La continuité est monotone. C’est la non-vie. Pour qu’il y ait vie il faut de la différence. C’est ce qu’apporte la discontinuité. Elle doit être très ténue pour donner l’apparence de la parfaite symétrie. On ne peut parfaire le polissage d’un miroir qu’en utilisant des grains abrasifs de plus en plus fins.
Cette extraordinaire découverte de Planck complétée par Einstein va être la source de toute la physique quantique et nous permettre une connaissance plus approfondie du comportement des objets quantiques à l’échelle microscopique
La discontinuité est plus économe en dépense d’action que la continuité… Un système de transistors fonctionne sur « tout ou rien », le courant électrique « passe » ou « ne passe pas », cela étant commandé par un faible signal électrique qui est comme un interrupteur (allumé, éteint).
Pour passer un flux d’énergie par une porte de façon la plus économe possible vaut-il mieux que la porte soit ouverte ou fermée ou faut-il entrouvrir la porte de manière à ce que le flux passe constamment et progressivement ? Dans le dernier cas il y a obstruction donc frottement. C’est par conséquent plus coûteux.
Nous avons vu que la discontinuité était préférable à la continuité à la condition qu’elle soit extrêmement faible. Ainsi elle économise l’action.
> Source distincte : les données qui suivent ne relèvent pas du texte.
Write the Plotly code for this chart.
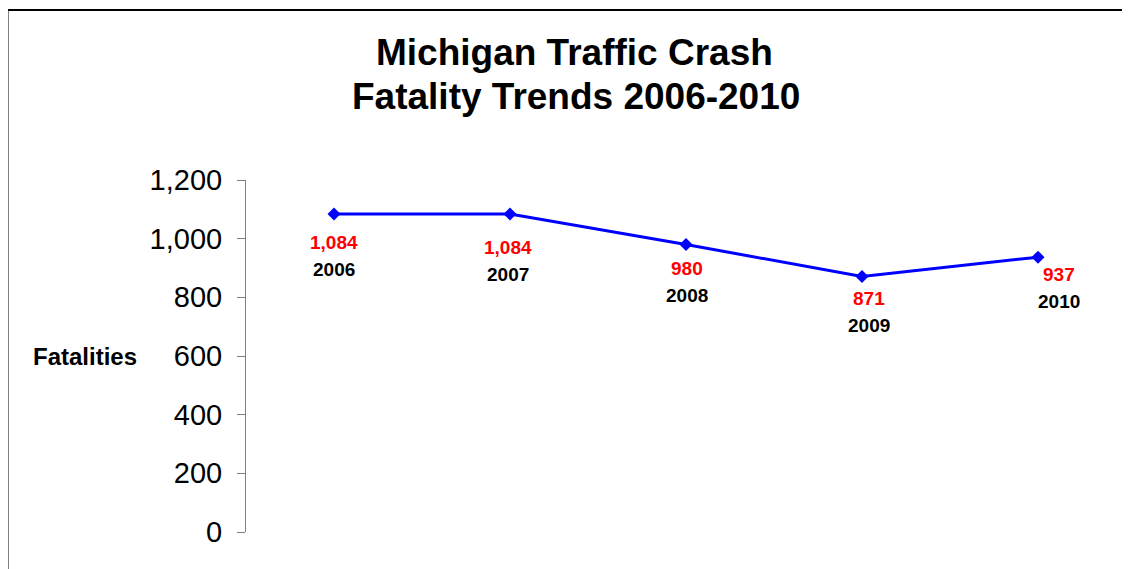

Tout cela répond parfaitement à ce que l’on appelle le principe de moindre action. La nature recherche à faire le moins d’effort possible. C’est cette faible discontinuité réduite au bit d’information qui permet la différence sans laquelle on ne pourrait connaître. Le continu est inconnaissable. Il y a une valeur optimale pour la « constante » de Planck vers laquelle on tend et où elle est constamment ramenée.
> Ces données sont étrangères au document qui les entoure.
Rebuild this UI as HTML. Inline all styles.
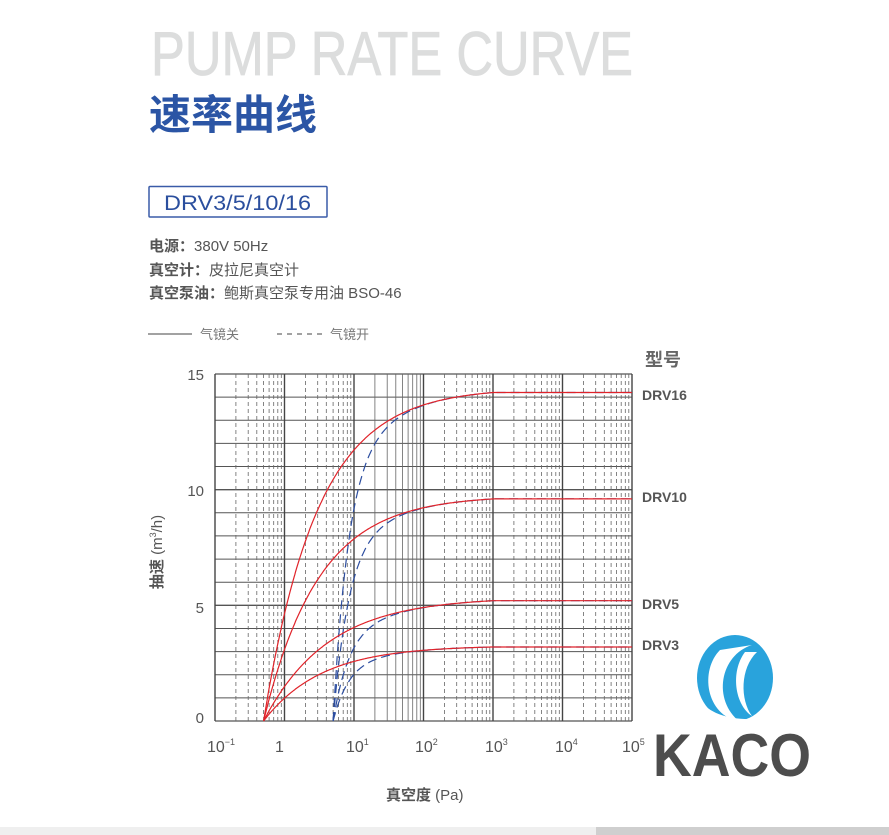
<!DOCTYPE html>
<html><head><meta charset="utf-8"><style>
html,body{margin:0;padding:0;background:#fff;width:889px;height:835px;overflow:hidden}
svg{display:block}
text{font-family:"Liberation Sans","Noto Sans CJK SC",sans-serif}
</style></head><body>
<svg id="s" width="889" height="835" viewBox="0 0 889 835" xmlns="http://www.w3.org/2000/svg">
<text x="151" y="75" font-size="62" fill="#dcdddd" stroke="#dcdddd" stroke-width="0.8" textLength="482" lengthAdjust="spacingAndGlyphs">PUMP RATE CURVE</text>
<text x="149" y="129" font-size="41" font-weight="bold" fill="#2b55a5" textLength="168" lengthAdjust="spacingAndGlyphs">速率曲线</text>
<rect x="149" y="186.5" width="178" height="30.5" fill="none" stroke="#3a5ba8" stroke-width="1.5" rx="1"/>
<text x="164" y="210" font-size="21" fill="#2b4f9e" textLength="147" lengthAdjust="spacingAndGlyphs">DRV3/5/10/16</text>
<g font-size="15" fill="#555">
<text x="149" y="251"><tspan font-weight="bold">电源：</tspan>380V 50Hz</text>
<text x="149" y="275"><tspan font-weight="bold">真空计：</tspan>皮拉尼真空计</text>
<text x="149" y="298"><tspan font-weight="bold">真空泵油：</tspan>鲍斯真空泵专用油 BSO-46</text>
</g>
<line x1="148" y1="334" x2="192" y2="334" stroke="#444" stroke-width="1"/>
<text x="200" y="339" font-size="13" fill="#777">气镜关</text>
<line x1="277" y1="334" x2="322" y2="334" stroke="#444" stroke-width="1" stroke-dasharray="5,5"/>
<text x="330" y="339" font-size="13" fill="#777">气镜开</text>
<text x="645" y="366" font-size="18" font-weight="bold" fill="#666">型号</text>
<g font-size="14" fill="#555" font-weight="bold">
<text x="642" y="400">DRV16</text>
<text x="642" y="502">DRV10</text>
<text x="642" y="609">DRV5</text>
<text x="642" y="650">DRV3</text>
</g>
<g font-size="15" fill="#555" text-anchor="end">
<text x="204" y="380">15</text>
<text x="204" y="496">10</text>
<text x="204" y="613">5</text>
<text x="204" y="723">0</text>
</g>
<g id="grid"></g>
<g id="curves"></g>
<g font-size="16" fill="#555">
<text x="207" y="752">10<tspan font-size="9" dy="-7">−1</tspan></text>
<text x="275" y="752">1</text>
<text x="346" y="752">10<tspan font-size="9" dy="-7">1</tspan></text>
<text x="415" y="752">10<tspan font-size="9" dy="-7">2</tspan></text>
<text x="485" y="752">10<tspan font-size="9" dy="-7">3</tspan></text>
<text x="555" y="752">10<tspan font-size="9" dy="-7">4</tspan></text>
<text x="622" y="752">10<tspan font-size="9" dy="-7">5</tspan></text>
</g>
<text x="386" y="800" font-size="15" fill="#555" font-weight="bold">真空度 <tspan font-weight="normal">(Pa)</tspan></text>
<text transform="translate(162,552) rotate(-90)" text-anchor="middle" font-size="15" fill="#555"><tspan font-weight="bold">抽速</tspan> (m<tspan font-size="9" dy="-6">3</tspan><tspan dy="6">/h)</tspan></text>
<ellipse cx="735" cy="678" rx="38" ry="43" fill="#29a3dc"/>
<path d="M752 645 C720 655 712 700 740 722 C705 715 700 670 720 650 Z" fill="#fff"/>
<path d="M757 652 C740 668 740 700 752 716 C735 705 730 672 745 652 Z" fill="#fff"/>
<path d="M700 700 C710 715 735 722 765 718 L772 722 L700 722 Z" fill="#fff"/>
<text x="653" y="776" font-size="60" font-weight="bold" fill="#4d4d4d" textLength="158" lengthAdjust="spacingAndGlyphs">KACO</text>
<rect x="0" y="827" width="889" height="8" fill="#efefef"/>
<rect x="596" y="827" width="293" height="8" fill="#cfcfcf"/>
</svg>
<script>
var L=215,R=632,T=374,B=721,D=(R-L)/6,U=(B-T)/15;
function X(p){return L+(Math.log10(p)+1)*D}
function Y(v){return B-v*U}
var g='';
for(var i=0;i<=15;i++){var y=Y(i).toFixed(1);g+='<line x1="'+L+'" x2="'+R+'" y1="'+y+'" y2="'+y+'" stroke="#555" stroke-width="'+(i%5==0?1.3:1)+'"/>';}
for(var d=-1;d<5;d++){for(var m=2;m<=9;m++){var x=X(m*Math.pow(10,d)).toFixed(1);
g+='<line x1="'+x+'" x2="'+x+'" y1="'+T+'" y2="'+B+'" stroke="#666" stroke-width="0.8"'+(d==1?'':' stroke-dasharray="4,3"')+'/>';}}
for(var d=-1;d<=5;d++){var x=X(Math.pow(10,d)).toFixed(1);g+='<line x1="'+x+'" x2="'+x+'" y1="'+T+'" y2="'+B+'" stroke="#444" stroke-width="1.4"/>';}
document.getElementById('grid').innerHTML=g;
function red(S,k,p){var p0=0.5;if(p<=p0)return 0;if(p>=1000)return S;return S*(1-Math.pow(p0/p,k))/(1-Math.pow(p0/1000,k));}
function curve(S,k,col,dash){var pts=[];var st=dash?Math.log10(5):Math.log10(0.5);for(var lp=st;lp<=5.001;lp+=0.01){var p=Math.pow(10,lp);var v=red(S,k,p);if(dash)v*= (1-Math.pow(5/p,2.2));pts.push(X(p).toFixed(1)+','+Y(v).toFixed(1));}
return '<polyline fill="none" stroke="'+col+'" stroke-width="1.2" '+(dash?'stroke-dasharray="9,5" ':'')+'points="'+pts.join(' ')+'"/>';}
var c='';
var P=[[14.2,0.56],[9.6,0.55],[5.2,0.47],[3.2,0.52]];
P.forEach(function(a){c+=curve(a[0],a[1],'#2d4ea0',1);});
P.forEach(function(a){c+=curve(a[0],a[1],'#e0232a',0);});
document.getElementById('curves').innerHTML=c;
</script>
</body></html>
Les transistors, s’ils figurent bien le couple dualiste {0,1} sont également économes en énergie. Le transistor est certainement la plus grande invention humaine et la plus extraordinaire.
Nous verrons dans la deuxième partie dédiée au spin que ce dernier est tout à fait adéquat pour représenter la plus petite discontinuité possible (± ħ/2). h n’est qu’une forme de cette discontinuité. Le spin n’est pas comme le transistor une invention humaine, il est intrinsèque à la nature.
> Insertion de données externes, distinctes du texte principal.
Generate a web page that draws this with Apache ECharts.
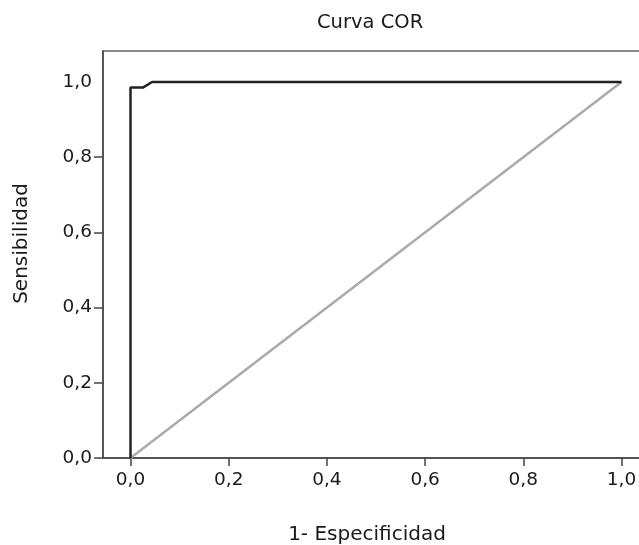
<!DOCTYPE html>
<html>
<head>
<meta charset="utf-8">
<script src="https://cdn.jsdelivr.net/npm/echarts@6/dist/echarts.min.js"></script>
<style>
html,body{margin:0;padding:0;background:#fff;}
#c{width:639px;height:545px;}
</style>
</head>
<body>
<div id="c"></div>
<script>
var rocFpr = [0, 0, 0.025, 0.044, 1];
var rocTpr = [0, 0.985, 0.985, 1, 1];
var refFpr = [0, 1];
var refTpr = [0, 1];
var xTicks = [0, 0.2, 0.4, 0.6, 0.8, 1.0];
var yTicks = [0, 0.2, 0.4, 0.6, 0.8, 1.0];
var yTickMarks = [0, 0.2, 0.4, 0.6, 0.8];

var FONT = '"DejaVu Sans", Verdana, sans-serif';
function fmt(v){ return v.toFixed(1).replace('.', ','); }

var chart = echarts.init(document.getElementById('c'), null, {renderer:'canvas'});
chart.setOption({
  animation: false,
  backgroundColor: '#fff',
  title: {
    text: 'Curva COR',
    left: 312, top: 8,
    textStyle: {fontFamily: FONT, fontSize: 19.5, fontWeight: 'normal', color: '#1a1a1a'}
  },
  grid: {left: 103, top: 51, width: 546, height: 407, outerBoundsMode: 'none', containLabel: false,
         show: true, borderColor: '#666', borderWidth: 1.5, backgroundColor: 'transparent'},
  xAxis: {
    type: 'value', min: -0.056, max: 1.056,
    name: '1- Especificidad', nameLocation: 'middle', nameGap: 67,
    nameTextStyle: {fontFamily: FONT, fontSize: 20, color: '#1a1a1a', padding: [0, 18, 0, 0]},
    axisLine: {show: true, onZero: false, lineStyle: {color: '#444', width: 1.5}},
    axisTick: {show: true, length: 8, customValues: xTicks, lineStyle: {color: '#444', width: 1.5}},
    axisLabel: {customValues: xTicks, formatter: fmt, fontFamily: FONT, fontSize: 18.5, color: '#1a1a1a', margin: 13},
    splitLine: {show: false}
  },
  yAxis: {
    type: 'value', min: 0, max: 1.0824,
    name: 'Sensibilidad', nameLocation: 'middle', nameGap: 71, nameRotate: 90,
    nameTextStyle: {fontFamily: FONT, fontSize: 20, color: '#1a1a1a', padding: [0, 0, 0, 22]},
    axisLine: {show: true, onZero: false, lineStyle: {color: '#444', width: 1.5}},
    axisTick: {show: true, length: 9, customValues: yTickMarks, lineStyle: {color: '#444', width: 1.5}},
    axisLabel: {customValues: yTicks, formatter: fmt, fontFamily: FONT, fontSize: 18.5, color: '#1a1a1a', margin: 11},
    splitLine: {show: false}
  },
  series: [
    {
      type: 'line', data: refFpr.map(function(x, i){ return [x, refTpr[i]]; }),
      symbol: 'none', lineStyle: {color: '#aaaaaa', width: 2.5}, z: 2
    },
    {
      type: 'line', data: rocFpr.map(function(x, i){ return [x, rocTpr[i]]; }),
      symbol: 'none', lineStyle: {color: '#222', width: 2.5}, z: 3
    }
  ]
});
</script>
</body>
</html>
Fiat lux « que la lumière soit et la lumière fut »
La genèse figure le monde comme une sorte de combat entre les ténèbres et la lumière. Peut-être peut-on y voir une forme d’opposition et de complémentarité entre ces deux ingrédients ? Les ténèbres sont une image de la continuité alors que l’on sait que la lumière est discontinue par les photons qui dissipent l’obscurité à la vitesse c tout en ne pouvant pas se scinder et parvenir au néant que représenteraient les ténèbres.
Un bel exemple de discontinuité est le compact disc (CD) constitué par une succession de petits trous provoqués par un laser. La lecture de ces nombreux trous par le laser permet de donner à la musique l’impression d’une continuité.